(Source code of charts)
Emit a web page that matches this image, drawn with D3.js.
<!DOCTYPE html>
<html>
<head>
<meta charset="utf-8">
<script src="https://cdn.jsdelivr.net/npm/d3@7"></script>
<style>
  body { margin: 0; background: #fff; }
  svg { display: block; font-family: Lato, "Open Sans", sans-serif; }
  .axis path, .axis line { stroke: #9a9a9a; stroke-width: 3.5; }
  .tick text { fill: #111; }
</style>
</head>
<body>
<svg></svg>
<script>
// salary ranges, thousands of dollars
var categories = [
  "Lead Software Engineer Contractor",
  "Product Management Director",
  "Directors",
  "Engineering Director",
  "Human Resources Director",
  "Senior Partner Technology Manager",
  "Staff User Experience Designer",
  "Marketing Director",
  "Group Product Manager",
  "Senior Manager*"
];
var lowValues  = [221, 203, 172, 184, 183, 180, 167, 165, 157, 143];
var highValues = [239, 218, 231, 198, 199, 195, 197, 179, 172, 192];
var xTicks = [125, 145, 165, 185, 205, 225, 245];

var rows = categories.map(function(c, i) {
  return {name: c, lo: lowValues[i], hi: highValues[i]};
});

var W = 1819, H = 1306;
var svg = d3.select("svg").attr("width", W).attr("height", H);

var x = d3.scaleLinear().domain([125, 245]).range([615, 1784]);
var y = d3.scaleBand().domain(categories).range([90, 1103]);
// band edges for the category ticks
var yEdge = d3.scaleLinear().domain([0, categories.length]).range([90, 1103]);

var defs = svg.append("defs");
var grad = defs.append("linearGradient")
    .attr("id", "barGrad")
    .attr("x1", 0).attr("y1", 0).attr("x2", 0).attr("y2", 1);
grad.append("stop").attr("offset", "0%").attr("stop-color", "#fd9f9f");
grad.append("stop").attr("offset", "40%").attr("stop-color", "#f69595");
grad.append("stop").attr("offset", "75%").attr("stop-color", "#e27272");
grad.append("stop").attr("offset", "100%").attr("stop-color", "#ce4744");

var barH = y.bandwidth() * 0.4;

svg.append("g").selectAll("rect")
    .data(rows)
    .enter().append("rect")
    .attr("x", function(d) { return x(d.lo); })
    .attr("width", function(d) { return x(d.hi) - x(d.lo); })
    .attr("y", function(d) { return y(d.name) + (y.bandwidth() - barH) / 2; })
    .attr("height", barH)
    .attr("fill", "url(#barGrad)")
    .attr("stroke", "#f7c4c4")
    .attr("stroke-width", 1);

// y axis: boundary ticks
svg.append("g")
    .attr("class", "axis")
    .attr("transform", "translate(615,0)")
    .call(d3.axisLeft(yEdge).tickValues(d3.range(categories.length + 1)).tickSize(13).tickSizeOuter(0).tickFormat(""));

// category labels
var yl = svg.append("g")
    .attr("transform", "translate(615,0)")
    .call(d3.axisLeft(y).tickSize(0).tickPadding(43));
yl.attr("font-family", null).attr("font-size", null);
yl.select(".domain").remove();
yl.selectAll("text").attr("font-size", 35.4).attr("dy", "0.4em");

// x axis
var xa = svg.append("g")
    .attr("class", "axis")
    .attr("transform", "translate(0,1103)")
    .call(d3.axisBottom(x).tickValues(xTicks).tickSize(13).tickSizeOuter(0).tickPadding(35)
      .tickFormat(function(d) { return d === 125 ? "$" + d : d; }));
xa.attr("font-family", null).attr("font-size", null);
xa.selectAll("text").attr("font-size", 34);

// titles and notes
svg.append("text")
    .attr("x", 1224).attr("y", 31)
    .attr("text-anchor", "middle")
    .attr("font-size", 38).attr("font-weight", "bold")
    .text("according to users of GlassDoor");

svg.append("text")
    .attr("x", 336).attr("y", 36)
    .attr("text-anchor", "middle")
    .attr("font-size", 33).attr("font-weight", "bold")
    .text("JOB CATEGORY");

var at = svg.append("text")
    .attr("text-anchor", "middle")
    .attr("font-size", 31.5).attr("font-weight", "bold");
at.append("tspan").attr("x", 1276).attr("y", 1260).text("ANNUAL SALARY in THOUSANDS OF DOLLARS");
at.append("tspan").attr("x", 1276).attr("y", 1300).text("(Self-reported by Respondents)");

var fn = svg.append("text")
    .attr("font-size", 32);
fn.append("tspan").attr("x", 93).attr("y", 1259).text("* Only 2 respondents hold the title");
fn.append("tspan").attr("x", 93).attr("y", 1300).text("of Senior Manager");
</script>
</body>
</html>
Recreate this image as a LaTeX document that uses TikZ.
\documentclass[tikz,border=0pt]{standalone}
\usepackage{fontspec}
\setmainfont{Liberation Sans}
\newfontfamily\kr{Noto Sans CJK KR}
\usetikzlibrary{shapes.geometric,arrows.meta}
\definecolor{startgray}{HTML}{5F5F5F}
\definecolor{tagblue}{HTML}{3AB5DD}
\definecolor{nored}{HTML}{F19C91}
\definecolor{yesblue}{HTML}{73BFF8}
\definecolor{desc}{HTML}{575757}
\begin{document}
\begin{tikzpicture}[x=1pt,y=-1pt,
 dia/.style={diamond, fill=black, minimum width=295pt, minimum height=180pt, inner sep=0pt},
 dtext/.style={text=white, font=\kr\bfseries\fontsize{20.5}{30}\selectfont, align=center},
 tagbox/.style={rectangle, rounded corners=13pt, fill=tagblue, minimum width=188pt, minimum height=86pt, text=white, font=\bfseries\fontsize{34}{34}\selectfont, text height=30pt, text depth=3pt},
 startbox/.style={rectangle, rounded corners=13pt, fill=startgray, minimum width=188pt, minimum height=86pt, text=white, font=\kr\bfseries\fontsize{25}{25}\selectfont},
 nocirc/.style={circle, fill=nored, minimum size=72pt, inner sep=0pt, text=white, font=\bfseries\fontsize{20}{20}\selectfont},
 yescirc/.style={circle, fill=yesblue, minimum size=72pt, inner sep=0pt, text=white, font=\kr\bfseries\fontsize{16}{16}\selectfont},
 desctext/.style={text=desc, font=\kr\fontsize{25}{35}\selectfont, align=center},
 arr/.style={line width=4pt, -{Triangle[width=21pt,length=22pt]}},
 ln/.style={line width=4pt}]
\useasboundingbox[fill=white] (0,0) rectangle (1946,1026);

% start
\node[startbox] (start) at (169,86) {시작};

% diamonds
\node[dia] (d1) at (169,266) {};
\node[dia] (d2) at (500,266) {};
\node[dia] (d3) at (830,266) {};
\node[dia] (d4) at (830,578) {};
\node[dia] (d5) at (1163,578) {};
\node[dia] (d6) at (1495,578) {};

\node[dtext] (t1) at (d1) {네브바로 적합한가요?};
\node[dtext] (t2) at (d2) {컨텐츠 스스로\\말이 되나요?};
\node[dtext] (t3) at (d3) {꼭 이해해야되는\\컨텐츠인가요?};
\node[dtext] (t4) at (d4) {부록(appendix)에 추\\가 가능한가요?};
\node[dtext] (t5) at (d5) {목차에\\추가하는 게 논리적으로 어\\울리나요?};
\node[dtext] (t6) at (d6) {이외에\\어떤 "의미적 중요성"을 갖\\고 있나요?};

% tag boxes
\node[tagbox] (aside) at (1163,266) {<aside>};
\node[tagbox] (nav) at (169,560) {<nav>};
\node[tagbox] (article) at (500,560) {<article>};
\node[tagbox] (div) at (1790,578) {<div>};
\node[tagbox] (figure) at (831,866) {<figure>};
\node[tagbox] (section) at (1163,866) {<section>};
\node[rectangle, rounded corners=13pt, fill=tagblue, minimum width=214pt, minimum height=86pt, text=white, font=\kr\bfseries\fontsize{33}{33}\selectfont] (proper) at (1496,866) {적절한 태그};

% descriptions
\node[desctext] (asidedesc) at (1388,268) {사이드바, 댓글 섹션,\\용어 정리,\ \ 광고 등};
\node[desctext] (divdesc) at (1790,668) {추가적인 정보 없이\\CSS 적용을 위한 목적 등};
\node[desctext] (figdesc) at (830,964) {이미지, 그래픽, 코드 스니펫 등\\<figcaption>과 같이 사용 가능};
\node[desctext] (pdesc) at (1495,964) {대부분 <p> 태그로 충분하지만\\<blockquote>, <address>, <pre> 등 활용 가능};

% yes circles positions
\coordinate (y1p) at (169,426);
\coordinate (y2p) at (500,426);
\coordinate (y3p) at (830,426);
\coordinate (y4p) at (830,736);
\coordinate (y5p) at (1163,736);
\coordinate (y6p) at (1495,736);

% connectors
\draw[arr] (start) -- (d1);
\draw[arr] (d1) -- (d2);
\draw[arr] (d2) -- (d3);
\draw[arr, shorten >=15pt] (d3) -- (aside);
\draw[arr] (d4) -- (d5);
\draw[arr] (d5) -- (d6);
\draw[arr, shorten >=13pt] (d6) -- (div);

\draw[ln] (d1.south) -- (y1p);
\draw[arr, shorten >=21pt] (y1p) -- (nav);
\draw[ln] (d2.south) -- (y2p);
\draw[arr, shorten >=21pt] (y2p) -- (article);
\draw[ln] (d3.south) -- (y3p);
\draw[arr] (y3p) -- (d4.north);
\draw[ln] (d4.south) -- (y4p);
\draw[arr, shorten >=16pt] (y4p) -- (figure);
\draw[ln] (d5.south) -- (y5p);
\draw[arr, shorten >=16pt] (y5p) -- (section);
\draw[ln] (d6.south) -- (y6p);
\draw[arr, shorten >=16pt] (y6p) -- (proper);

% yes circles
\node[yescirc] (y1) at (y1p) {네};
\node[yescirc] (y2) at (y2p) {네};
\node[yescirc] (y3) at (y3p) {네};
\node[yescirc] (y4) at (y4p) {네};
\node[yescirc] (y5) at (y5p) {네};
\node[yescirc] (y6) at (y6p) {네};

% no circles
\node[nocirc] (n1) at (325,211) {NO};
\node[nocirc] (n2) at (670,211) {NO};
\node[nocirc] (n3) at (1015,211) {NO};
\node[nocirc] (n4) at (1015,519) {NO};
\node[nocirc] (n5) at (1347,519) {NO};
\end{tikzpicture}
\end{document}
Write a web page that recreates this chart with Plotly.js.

* [What to produce]:
Return, from the data, each line that has the word "page" in it.

* [Solution to this task]:
Emit a web page that matches this image, drawn with D3.js.
Write a web page that recreates this chart with Plotly.js.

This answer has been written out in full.